A Trip From the Past to the Future of Kubernetes

Dec 21, 2017

Boy what a ride this past year has been. In the beginning of 2016, after having been working in the container space for 2 years already (Docker was 0.7 when we started building our own orchestration platform), we moved all in with Kubernetes and rebuilt our entire stack to give customers native multi-tenant Kubernetes clusters. We quickly gained speed with that and were in the first batch of Kubernetes Certified Service Providers, and passed our conformance test for AWS and On Premise - actually working on both an Azure release (early 2018, ping us now :)) and the conformance testing for K8s 1.9 as we speak. We have added amazing customers that we will be able to shine a light on next year and had a great time and a lot of learnings as a graduate of the first batch of the Microsoft ScaleUp program.

Our open and remote culture has really hit its stride, our people have grown (personally), processes have tightened, and we added great new colleagues with another three new ones joining early next year. In February we will be 24 members of the swarm, spread over 12 nationalities and living and working in 9 different countries. #mindblown.

But that is enough about the past, let’s talk about the future and boy do I love thinking about that one, as it is so exciting.
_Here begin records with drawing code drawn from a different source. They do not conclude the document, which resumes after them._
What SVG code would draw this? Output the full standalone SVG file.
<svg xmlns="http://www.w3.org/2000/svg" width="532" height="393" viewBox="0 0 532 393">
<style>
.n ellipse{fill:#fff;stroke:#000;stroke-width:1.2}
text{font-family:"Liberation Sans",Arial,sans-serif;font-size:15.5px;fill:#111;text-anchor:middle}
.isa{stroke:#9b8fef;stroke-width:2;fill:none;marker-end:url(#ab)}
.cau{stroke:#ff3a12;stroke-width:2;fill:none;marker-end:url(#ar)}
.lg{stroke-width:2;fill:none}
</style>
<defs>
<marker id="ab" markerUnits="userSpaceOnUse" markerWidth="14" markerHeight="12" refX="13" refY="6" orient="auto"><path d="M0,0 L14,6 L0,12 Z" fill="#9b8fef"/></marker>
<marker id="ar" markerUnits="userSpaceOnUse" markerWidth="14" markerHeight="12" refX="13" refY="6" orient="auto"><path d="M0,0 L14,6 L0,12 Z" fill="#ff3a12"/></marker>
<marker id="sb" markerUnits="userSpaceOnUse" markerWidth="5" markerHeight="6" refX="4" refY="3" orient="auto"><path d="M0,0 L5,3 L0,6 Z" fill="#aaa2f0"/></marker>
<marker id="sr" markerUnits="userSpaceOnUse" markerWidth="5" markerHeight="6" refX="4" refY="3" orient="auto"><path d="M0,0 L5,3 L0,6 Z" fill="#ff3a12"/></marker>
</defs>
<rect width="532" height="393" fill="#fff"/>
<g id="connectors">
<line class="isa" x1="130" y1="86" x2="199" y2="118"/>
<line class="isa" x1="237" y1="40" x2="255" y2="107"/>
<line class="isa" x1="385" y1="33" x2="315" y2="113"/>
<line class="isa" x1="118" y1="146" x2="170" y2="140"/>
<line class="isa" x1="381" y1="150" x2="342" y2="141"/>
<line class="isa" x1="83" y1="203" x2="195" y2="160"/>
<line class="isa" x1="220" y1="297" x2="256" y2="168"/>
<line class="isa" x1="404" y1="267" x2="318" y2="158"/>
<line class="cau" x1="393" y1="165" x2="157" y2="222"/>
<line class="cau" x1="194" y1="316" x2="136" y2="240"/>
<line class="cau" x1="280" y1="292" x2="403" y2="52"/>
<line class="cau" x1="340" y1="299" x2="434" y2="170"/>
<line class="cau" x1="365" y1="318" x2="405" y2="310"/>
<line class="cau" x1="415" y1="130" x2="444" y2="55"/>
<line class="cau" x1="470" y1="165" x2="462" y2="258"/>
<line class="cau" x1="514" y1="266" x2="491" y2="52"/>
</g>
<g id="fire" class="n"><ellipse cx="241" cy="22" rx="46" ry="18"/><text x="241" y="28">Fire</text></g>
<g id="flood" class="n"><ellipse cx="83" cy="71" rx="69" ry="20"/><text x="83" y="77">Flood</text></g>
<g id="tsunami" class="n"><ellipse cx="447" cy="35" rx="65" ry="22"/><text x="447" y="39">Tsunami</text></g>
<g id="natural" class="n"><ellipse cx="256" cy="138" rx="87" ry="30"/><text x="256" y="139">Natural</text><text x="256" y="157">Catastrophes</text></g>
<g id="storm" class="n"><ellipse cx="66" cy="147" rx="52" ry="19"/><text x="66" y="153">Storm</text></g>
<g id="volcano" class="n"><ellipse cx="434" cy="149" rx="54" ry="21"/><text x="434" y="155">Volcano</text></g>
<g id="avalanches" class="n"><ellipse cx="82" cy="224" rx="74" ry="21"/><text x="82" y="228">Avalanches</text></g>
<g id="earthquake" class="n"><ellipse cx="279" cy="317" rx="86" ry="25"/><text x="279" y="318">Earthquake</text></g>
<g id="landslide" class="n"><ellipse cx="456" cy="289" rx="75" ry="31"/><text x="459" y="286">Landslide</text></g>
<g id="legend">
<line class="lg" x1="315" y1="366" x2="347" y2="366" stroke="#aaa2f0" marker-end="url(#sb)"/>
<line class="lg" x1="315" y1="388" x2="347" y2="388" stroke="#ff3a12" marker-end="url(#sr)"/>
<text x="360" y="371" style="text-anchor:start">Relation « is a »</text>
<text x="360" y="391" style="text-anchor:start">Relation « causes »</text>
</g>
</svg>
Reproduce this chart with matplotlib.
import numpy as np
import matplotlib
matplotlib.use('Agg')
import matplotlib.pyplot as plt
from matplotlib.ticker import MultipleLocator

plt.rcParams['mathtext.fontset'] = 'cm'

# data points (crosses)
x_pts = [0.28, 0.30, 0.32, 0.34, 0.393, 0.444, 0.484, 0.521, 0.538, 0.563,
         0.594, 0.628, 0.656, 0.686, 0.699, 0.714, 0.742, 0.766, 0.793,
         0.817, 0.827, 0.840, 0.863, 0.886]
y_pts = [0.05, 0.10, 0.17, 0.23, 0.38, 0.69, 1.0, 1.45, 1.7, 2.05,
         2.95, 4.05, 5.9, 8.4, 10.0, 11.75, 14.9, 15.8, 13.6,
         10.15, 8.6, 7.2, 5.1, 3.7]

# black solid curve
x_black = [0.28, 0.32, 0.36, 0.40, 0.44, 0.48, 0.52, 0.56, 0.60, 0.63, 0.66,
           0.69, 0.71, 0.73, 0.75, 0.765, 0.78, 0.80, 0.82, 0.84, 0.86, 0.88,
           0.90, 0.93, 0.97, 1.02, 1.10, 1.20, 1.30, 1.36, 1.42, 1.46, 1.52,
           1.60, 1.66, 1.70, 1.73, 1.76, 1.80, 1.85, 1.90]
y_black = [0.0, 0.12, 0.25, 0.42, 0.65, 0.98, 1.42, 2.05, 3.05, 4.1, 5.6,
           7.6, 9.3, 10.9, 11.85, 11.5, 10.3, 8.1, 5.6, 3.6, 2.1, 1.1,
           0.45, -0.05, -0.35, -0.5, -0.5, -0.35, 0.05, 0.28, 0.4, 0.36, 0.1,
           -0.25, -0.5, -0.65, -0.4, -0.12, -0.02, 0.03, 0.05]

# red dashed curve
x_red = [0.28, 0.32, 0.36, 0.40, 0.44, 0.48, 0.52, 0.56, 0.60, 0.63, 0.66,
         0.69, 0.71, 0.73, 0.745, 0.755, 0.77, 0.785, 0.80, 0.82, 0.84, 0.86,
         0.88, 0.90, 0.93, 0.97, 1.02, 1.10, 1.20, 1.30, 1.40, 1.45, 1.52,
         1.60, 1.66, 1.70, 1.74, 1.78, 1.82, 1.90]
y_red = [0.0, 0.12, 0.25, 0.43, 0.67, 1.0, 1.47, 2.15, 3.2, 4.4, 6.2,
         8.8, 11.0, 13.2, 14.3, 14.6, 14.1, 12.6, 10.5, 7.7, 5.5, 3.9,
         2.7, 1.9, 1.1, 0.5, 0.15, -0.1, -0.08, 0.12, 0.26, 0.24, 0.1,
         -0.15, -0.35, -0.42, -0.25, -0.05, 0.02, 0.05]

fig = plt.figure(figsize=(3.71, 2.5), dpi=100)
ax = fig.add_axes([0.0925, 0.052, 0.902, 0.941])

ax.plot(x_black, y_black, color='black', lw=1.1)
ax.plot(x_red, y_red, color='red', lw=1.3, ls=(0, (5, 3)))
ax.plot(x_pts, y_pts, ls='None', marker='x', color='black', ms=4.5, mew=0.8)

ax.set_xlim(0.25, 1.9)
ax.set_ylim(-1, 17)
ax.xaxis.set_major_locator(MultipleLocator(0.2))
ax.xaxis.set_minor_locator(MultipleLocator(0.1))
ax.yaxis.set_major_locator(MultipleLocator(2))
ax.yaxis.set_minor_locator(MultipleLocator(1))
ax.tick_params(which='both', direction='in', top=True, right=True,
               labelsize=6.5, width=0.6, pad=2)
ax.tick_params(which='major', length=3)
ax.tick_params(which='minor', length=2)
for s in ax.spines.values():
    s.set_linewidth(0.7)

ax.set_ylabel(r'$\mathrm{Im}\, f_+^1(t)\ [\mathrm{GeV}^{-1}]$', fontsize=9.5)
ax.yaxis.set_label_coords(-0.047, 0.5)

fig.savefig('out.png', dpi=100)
The ducks are aligned just right. #kaboom.


1. Real World Problems and Solutions


You will see more case studies, configurations, tools, and war stories on real world problems that aren’t directly covered by many of the tools out there. This is a direct result of Kubernetes still, and probably for some time, being a complicated beast to run in real production environments, especially if you take into account the interconnected organizational challenges for bigger enterprises that come with it (and don’t let me get started with onprem). As they say, Microservices are a Re-Organization - even more so in the enterprise.

Here are a few examples that we see:

  • OIDC as external auth is a wonderful thing, but how do you really connect Dex, Keycloak, or OpenUnison in front of multiple clusters, in different clouds and regions, to ADFS (or any other IdP) running on-premise and then set some sensible RBAC and PSP rules across teams, without making Security scream.
  • How do you work with egress rules and some other upcoming security features to not need a full outgoing proxy and still make enterprise security happy?
  • How do you continuously update production clusters across teams and countries without those teams even wanting to know about it?
  • While DevOps is often equated to “you build it, you run it”, for an enterprise to really understand the implications, you need to add “you decide it” and that is enabled by an infrastructure centered around K8s, but the processes in the enterprise are very different.

There will be some great insights coming.


2. Kubernetes will make further steps to become “The Cloud API”


There are more and more open source tools that are built specifically for Kubernetes that round out the platform to become a cloud offering in itself. There will be less and less reason to fall back to proprietary solutions by the big cloud players, if you want to keep your independence. At the same time, players like Giant Swarm will integrate many of those (logging, monitoring, SSO, serverless, DBs, big data tools, … many things from CNCF) into their offering to really give customers a head start.

This will allow bigger companies to really decide to stay cloud independent, for which some, like insurance companies, they even have a legal obligation to do so.

At the same time K8s will accelerate the move to the cloud, especially because it is a lot easier than an on premise setup, but also because companies can go to the cloud knowing that they can move to another one or fully back on premise if they need to.


3. Kubernetes Management and Support Plays start scaling up and finding their niche


There are two trends we are seeing. One of them is that there are more big enterprises that are now suddenly moving to a cloud first strategy, and the other that people have gained first (sometimes painful) experiences. Both trends lead to more requests for specialists, who are there to help in different circumstances and in different niches. We already have some big players out there like our good friends at Heptio, and they will all further find their niche in 2018.


4. Kubernetes will die


Don’t get me wrong, Kubernetes will be bigger than ever, but the battle for the orchestration layer will be over. This is not about K8s becoming a commodity or not keeping its extremely fast development cycles. What will change is that we will start to see a certain stack to appear more and more commonly, and it might be closely related to what CNCF is standardizing under their wings. This Cloud Native Stack will become the standard to run for everyone as part of the Kubernetes Based Infrastructure aka KBI. This is where the battle will be fought in 2018.

I am happy to take predictions in the comments, but I am pretty sure Prometheus, Grafana, Fluentd, Istio, and more will be part of that picture. What are your predictions? What will be in everyones stack next year? You can name your own company but you need to have firm ground to stand on.